La ministre Line Beauchamp a déposé la semaine dernière un document de consultation sur le prochain plan québécois de lutte aux changements climatiques. En conférence de presse, Mme Beauchamp a dit que le Québec doit se donner des objectifs «ambitieux» en ce qui a trait à la réduction des émissions de gaz à effet de serre (GES) dans l'après-Kyoto, de 2012 à 2020: «Le Québec va montrer la voie en établissant des cibles qui vont être considérées comme très ambitieuses face à la communauté internationale.» Pour que cela soit le cas, les citoyens du Québec devront accepter que leur portefeuille souffre.

Le document ministériel propose quatre cibles de réduction des émissions de GES d'ici 2020: 10%, 12%, 15% ou 20% sous le niveau de 1990. Comme d'ici 2012, le Québec atteindra sans mal l'objectif fixé pour le Canada par le protocole de Kyoto (6% sous le niveau de 1990), les cibles envisagées correspondent à des efforts supplémentaires de 4%, 6%, 10% et 15%.

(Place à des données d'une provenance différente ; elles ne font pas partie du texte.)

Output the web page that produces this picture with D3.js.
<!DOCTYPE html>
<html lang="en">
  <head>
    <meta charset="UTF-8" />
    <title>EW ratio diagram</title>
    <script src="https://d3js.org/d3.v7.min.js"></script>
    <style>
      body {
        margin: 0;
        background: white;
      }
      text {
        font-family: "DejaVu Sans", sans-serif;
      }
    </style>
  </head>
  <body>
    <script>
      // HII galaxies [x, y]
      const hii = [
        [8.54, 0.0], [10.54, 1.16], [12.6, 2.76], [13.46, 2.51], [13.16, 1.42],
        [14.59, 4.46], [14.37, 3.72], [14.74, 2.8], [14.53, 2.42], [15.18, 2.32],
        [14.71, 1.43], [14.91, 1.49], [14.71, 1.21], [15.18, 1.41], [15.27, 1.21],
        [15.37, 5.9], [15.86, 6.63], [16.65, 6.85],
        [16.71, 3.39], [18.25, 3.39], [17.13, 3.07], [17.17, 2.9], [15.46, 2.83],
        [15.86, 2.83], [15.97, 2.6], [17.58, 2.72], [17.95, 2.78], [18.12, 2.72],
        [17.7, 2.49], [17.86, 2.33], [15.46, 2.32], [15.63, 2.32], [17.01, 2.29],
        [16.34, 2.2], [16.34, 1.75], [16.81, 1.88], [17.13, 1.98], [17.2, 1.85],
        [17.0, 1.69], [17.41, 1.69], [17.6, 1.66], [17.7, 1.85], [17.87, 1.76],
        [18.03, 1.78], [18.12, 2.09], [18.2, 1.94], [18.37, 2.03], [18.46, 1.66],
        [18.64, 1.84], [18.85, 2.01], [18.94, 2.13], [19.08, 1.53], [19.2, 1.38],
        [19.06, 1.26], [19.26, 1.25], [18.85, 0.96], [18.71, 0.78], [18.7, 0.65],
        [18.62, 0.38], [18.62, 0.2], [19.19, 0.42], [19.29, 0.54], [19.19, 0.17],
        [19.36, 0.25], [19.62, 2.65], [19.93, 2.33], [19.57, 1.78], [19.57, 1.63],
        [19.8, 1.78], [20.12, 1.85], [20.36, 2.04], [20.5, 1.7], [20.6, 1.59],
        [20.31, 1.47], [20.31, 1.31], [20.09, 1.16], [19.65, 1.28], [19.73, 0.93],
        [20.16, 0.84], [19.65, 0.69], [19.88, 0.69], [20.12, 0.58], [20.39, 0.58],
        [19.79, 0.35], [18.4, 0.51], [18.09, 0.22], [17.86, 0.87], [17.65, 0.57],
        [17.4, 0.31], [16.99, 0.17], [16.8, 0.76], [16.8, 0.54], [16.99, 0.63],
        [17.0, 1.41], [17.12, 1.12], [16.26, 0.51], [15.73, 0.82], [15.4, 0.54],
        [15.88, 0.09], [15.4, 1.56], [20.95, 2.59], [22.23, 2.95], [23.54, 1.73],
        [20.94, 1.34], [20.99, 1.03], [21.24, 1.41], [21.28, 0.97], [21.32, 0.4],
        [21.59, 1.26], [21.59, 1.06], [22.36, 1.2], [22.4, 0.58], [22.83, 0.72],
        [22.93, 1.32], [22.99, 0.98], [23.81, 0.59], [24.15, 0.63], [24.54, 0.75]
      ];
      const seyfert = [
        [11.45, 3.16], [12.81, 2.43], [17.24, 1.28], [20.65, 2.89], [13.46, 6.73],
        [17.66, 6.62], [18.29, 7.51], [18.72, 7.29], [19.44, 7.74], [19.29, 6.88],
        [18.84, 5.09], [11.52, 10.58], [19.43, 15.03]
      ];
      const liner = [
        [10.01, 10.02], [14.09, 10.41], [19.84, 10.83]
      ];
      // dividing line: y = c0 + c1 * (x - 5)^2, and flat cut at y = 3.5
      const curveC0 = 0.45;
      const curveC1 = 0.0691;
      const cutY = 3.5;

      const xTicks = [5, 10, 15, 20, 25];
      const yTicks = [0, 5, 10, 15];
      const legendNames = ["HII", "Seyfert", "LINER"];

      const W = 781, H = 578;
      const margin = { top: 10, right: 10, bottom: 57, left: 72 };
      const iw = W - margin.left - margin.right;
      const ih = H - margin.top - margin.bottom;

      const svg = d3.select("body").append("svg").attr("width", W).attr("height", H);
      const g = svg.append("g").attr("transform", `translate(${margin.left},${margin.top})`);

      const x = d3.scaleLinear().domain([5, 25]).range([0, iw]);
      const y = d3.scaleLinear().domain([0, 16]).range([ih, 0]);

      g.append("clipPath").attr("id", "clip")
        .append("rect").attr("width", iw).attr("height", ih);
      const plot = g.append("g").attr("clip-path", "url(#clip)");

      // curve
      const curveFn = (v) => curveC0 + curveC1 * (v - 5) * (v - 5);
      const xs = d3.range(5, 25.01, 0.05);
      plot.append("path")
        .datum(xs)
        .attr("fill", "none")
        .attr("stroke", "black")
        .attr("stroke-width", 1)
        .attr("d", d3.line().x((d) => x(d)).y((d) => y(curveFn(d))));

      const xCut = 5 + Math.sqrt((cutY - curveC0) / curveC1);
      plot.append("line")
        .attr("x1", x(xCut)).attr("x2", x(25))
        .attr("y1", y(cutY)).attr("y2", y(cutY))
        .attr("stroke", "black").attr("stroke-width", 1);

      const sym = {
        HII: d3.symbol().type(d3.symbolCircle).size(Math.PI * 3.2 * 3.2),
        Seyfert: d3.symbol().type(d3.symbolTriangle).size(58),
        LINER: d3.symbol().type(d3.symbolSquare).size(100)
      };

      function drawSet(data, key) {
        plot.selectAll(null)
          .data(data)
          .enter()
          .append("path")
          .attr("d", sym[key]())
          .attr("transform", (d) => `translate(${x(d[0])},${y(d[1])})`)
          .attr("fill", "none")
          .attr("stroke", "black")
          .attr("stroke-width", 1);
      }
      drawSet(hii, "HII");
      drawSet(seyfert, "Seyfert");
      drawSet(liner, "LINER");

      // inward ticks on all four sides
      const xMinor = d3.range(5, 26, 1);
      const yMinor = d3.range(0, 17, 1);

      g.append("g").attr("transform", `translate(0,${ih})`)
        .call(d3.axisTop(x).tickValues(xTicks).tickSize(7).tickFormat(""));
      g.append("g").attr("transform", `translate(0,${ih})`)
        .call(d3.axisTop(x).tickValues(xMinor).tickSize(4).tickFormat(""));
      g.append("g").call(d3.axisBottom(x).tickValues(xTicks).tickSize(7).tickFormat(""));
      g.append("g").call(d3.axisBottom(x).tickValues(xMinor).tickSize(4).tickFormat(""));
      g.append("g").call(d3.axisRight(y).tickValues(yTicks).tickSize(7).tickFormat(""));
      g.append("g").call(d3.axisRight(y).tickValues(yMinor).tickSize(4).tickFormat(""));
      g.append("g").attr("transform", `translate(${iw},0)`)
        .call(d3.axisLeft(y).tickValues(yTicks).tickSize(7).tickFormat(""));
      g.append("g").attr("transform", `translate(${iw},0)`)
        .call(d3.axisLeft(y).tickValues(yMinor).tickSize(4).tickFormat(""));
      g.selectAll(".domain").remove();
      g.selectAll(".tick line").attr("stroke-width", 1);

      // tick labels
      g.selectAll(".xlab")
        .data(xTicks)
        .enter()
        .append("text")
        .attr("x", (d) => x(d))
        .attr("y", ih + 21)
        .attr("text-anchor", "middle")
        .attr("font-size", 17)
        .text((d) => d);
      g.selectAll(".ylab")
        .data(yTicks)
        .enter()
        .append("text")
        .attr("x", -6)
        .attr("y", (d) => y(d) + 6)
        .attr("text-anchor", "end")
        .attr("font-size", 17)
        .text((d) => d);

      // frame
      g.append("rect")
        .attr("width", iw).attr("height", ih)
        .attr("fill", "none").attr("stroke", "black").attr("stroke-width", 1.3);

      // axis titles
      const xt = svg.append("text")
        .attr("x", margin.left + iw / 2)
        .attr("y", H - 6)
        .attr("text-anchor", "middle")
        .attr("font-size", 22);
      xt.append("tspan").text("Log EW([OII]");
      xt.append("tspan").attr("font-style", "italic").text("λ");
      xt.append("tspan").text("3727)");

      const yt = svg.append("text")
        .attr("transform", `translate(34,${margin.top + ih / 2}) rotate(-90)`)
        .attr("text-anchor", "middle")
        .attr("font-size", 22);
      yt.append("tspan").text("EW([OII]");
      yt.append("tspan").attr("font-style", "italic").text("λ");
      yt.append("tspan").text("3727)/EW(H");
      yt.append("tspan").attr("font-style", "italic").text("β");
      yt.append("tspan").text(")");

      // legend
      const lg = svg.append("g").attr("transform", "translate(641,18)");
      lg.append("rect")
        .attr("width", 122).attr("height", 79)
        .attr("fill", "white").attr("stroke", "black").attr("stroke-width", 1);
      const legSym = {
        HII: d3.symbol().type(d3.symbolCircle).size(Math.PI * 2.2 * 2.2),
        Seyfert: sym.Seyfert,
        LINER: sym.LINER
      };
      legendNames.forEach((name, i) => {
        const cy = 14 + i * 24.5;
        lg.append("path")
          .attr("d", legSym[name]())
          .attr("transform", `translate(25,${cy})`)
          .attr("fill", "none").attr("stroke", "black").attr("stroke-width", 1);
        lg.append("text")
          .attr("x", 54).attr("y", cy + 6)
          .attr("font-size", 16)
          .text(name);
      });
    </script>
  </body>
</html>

On trouve dans ce document l'habituel pétage de bretelles sur les «choix stratégiques» faits par le Québec dans le passé et sur la qualité de son bulletin en matière d'émissions de GES. On y insiste sur le fait que plus la cible choisie est ambitieuse, plus les changements nécessaires seront coûteux: «Les coûts de réduction au Québec sont généralement supérieurs aux réductions antérieures ainsi qu'à ceux des partenaires nord-américains du Québec.» On comprend que le gouvernement n'est pas très chaud à l'idée d'adopter une cible élevée à moins d'obtenir «le soutien incontestable de l'ensemble de sa population».

On verra bientôt dans quelle mesure la volonté écologique des Québécois est authentique. Soyons francs: le bon bilan de la province en ce domaine n'a rien à voir avec un quelconque effort collectif entrepris pour s'attaquer au problème. Il s'explique plutôt par le fait que nous disposons de ressources hydrauliques considérables, des ressources que nous avons choisi d'exploiter bien avant que la question des changements climatiques ne soit à l'agenda. S'il était démontré que les centrales hydro-électriques sont nocives pour l'environnement, cesserions-nous du jour au lendemain de les faire tourner? Alors, comment osons-nous sermonner l'Alberta et la Saskatchewan dont la richesse, pour le meilleur et pour le pire, est pétrolière et gazière?

Selon Québec, la cible la moins exigeante ferait grimper le prix de l'essence de 3,7 cents, la cible la plus haute de 12,7 cents. Pour les familles québécoises, l'impact de la hausse des prix des carburants varierait de 75$ par année à 804$ par année.

Pour le bien de l'humanité, les Québécois soutiendront-ils la cible la plus audacieuse, donnant au gouvernement Charest la volonté d'aller de l'avant? Si nous ne le faisons pas, ayons au moins la décence d'arrêter de faire la leçon aux autres.